- [WRITTEN EXERCISE]: Copy every line in which the string "code" occurs.

--- start TASK INPUTS ---

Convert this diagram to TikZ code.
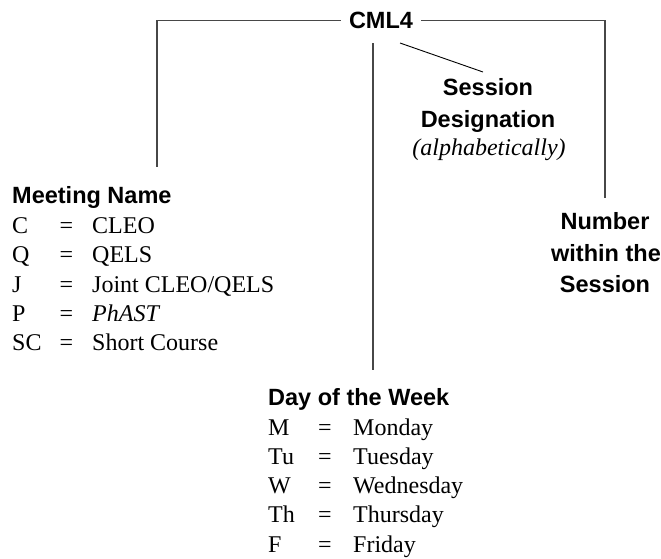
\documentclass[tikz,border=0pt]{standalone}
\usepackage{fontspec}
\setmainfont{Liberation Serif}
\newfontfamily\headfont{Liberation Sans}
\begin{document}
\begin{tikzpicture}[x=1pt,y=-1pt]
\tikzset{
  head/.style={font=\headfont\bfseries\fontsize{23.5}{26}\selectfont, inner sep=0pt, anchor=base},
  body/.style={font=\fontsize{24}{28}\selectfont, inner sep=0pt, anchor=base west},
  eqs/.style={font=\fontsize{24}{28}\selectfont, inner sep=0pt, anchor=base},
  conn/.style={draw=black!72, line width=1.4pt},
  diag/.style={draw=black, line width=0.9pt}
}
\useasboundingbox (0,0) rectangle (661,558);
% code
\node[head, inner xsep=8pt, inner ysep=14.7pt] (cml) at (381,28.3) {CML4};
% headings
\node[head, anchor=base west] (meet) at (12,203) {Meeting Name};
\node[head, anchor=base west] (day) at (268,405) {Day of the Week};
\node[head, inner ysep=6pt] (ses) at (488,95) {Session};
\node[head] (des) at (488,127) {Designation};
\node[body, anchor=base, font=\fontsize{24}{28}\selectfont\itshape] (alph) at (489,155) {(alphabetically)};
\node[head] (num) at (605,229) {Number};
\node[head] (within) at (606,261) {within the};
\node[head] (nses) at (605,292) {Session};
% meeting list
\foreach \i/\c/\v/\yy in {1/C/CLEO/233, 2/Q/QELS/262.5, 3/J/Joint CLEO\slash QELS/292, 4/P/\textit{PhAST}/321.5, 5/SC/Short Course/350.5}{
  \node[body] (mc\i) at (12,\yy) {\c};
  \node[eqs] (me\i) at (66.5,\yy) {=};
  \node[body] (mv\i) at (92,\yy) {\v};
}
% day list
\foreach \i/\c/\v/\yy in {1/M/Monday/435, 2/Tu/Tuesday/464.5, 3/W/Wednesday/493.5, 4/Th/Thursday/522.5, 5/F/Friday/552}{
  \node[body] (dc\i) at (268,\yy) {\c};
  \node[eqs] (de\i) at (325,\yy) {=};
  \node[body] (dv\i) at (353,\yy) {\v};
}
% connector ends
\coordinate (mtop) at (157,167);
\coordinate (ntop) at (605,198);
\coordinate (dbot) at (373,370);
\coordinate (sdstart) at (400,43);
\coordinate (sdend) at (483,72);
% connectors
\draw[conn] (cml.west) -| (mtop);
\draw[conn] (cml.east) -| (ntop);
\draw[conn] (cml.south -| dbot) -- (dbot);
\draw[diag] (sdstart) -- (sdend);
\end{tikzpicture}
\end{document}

--- end TASK INPUTS ---
--- start TASK INPUTS ---

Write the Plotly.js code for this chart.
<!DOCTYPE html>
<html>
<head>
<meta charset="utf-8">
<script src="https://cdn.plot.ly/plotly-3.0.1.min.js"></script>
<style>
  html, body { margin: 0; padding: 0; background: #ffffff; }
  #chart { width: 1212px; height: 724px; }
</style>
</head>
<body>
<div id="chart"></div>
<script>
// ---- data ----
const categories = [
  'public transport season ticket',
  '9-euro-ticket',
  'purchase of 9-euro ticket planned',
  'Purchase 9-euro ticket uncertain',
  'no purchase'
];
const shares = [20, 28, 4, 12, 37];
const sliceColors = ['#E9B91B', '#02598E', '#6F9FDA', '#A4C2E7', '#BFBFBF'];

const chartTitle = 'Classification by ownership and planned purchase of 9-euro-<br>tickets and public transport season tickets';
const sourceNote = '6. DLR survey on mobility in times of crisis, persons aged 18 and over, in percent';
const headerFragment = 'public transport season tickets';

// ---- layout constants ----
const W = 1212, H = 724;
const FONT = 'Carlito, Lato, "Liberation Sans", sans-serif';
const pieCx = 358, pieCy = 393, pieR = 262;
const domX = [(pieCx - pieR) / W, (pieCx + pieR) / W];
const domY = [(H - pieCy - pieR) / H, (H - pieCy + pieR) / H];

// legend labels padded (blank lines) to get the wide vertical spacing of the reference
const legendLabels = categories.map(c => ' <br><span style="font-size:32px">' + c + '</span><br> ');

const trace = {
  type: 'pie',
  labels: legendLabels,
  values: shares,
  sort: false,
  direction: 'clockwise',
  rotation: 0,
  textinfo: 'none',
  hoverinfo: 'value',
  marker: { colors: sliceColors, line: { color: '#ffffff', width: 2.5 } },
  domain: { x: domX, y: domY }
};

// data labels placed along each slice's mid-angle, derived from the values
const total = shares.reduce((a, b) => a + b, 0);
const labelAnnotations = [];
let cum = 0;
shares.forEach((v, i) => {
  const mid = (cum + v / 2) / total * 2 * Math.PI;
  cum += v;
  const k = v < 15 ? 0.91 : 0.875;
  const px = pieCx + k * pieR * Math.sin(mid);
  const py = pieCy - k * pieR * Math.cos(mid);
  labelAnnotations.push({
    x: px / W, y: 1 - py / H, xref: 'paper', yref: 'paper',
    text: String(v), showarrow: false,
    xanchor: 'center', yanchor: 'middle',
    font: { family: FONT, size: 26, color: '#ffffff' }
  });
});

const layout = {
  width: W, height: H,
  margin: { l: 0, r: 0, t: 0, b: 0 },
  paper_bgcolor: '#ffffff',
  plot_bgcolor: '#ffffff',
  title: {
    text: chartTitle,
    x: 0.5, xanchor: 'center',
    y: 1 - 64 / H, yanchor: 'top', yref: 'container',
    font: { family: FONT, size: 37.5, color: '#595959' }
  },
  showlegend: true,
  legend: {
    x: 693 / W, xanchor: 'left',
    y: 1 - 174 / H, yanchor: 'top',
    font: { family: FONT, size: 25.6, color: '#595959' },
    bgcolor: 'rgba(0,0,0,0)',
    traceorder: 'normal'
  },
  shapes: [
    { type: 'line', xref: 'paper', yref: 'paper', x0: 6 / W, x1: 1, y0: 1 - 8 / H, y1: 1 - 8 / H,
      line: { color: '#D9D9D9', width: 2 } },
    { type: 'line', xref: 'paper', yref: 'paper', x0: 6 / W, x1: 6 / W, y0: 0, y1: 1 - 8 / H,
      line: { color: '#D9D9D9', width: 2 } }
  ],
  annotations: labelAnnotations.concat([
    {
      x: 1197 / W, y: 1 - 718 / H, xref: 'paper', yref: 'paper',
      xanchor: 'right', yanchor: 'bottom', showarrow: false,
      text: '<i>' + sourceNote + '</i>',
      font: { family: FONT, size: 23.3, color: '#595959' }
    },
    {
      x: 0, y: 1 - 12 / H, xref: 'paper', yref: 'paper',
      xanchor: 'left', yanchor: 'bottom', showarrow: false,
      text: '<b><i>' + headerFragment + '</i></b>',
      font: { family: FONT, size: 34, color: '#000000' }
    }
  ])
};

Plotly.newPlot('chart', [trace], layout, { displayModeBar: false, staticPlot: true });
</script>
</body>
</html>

--- end TASK INPUTS ---
--- start TASK INPUTS ---

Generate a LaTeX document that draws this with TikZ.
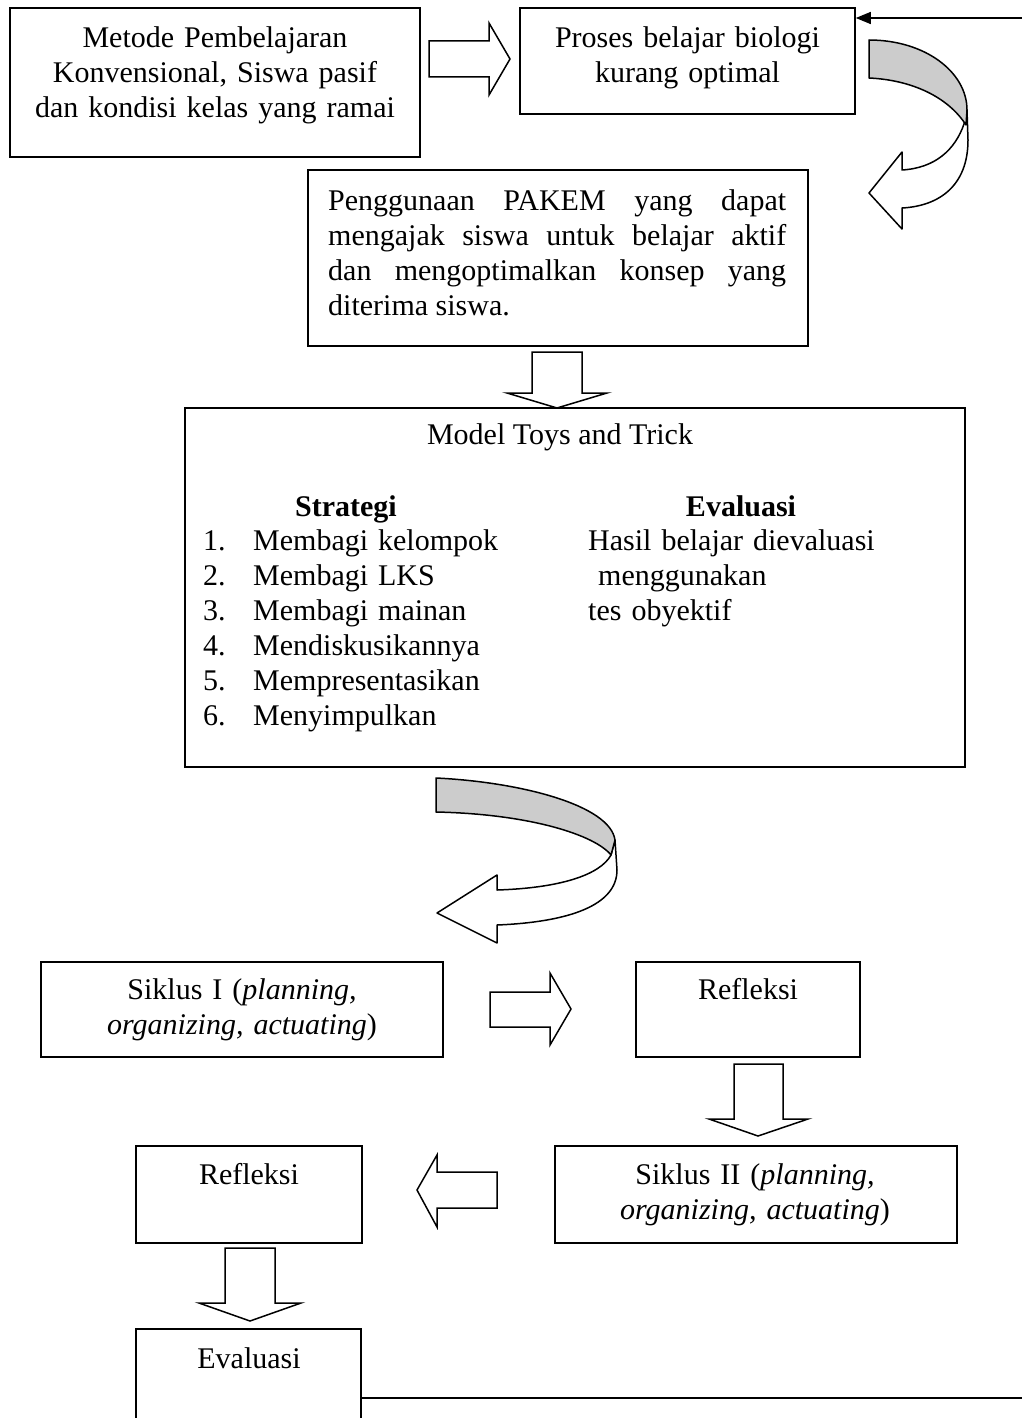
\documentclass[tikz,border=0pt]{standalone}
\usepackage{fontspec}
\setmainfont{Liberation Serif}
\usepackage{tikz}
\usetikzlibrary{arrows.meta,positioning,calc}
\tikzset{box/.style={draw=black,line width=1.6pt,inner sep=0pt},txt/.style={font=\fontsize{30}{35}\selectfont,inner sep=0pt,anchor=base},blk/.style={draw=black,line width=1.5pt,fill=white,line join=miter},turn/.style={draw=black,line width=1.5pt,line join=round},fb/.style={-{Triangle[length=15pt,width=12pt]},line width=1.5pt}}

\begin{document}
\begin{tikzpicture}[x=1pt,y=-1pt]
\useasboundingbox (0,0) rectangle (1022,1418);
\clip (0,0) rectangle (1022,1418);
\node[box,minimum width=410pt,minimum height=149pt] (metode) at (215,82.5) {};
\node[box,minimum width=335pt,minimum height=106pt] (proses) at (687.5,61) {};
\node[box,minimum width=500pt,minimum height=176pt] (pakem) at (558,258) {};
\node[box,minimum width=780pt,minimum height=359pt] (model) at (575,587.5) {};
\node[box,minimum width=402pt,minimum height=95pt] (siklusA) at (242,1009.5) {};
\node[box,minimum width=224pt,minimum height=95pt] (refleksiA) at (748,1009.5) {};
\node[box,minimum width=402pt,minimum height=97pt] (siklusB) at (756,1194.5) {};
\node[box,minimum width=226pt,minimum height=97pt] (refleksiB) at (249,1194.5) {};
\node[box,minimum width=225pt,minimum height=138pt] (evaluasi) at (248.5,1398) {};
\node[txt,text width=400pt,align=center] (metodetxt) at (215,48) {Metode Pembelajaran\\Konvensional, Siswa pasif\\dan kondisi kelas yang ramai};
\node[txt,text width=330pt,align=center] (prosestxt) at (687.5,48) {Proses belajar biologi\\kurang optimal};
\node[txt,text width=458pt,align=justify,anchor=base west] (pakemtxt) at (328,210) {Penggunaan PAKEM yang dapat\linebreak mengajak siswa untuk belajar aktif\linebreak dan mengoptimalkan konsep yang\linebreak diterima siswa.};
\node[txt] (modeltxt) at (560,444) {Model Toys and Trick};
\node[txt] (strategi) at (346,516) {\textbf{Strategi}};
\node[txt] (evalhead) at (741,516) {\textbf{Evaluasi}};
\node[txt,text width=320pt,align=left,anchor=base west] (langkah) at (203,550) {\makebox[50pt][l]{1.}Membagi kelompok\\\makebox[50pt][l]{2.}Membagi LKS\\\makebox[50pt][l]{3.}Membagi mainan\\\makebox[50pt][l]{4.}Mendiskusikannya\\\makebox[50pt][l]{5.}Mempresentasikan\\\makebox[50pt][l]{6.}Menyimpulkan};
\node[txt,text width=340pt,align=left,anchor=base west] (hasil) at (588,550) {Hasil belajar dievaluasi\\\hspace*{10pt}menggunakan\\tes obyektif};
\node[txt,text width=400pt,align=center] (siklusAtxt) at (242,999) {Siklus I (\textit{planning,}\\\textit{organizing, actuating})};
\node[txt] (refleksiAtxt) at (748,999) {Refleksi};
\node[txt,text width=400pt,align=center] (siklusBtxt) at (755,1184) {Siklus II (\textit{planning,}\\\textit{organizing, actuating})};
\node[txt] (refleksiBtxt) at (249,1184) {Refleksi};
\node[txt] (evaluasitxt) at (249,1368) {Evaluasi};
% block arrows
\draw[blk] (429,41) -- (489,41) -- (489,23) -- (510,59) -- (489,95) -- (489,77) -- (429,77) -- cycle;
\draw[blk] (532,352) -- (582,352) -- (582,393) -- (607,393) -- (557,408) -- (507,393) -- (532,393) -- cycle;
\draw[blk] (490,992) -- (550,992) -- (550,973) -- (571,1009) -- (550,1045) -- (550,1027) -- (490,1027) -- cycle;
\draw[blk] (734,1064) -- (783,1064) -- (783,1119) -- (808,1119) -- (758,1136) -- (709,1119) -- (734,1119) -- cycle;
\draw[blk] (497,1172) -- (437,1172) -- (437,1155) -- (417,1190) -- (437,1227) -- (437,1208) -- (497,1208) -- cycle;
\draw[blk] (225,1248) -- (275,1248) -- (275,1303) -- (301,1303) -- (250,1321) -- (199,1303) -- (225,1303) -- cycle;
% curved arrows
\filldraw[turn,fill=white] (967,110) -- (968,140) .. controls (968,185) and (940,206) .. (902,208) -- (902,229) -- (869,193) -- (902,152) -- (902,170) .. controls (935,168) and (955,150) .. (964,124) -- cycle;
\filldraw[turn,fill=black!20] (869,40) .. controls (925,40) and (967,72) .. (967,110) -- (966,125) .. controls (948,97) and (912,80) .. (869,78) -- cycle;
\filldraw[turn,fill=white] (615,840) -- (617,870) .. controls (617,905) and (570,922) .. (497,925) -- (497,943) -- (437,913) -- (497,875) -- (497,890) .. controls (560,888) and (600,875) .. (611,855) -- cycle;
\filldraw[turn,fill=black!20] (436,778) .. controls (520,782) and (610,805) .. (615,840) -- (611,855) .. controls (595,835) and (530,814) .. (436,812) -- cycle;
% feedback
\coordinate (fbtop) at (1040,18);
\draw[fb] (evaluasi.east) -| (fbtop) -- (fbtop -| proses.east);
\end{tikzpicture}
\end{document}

--- end TASK INPUTS ---

- [RESPONSE BELOW]:
Convert this diagram to TikZ code.
% code
Write the Plotly.js code for this chart.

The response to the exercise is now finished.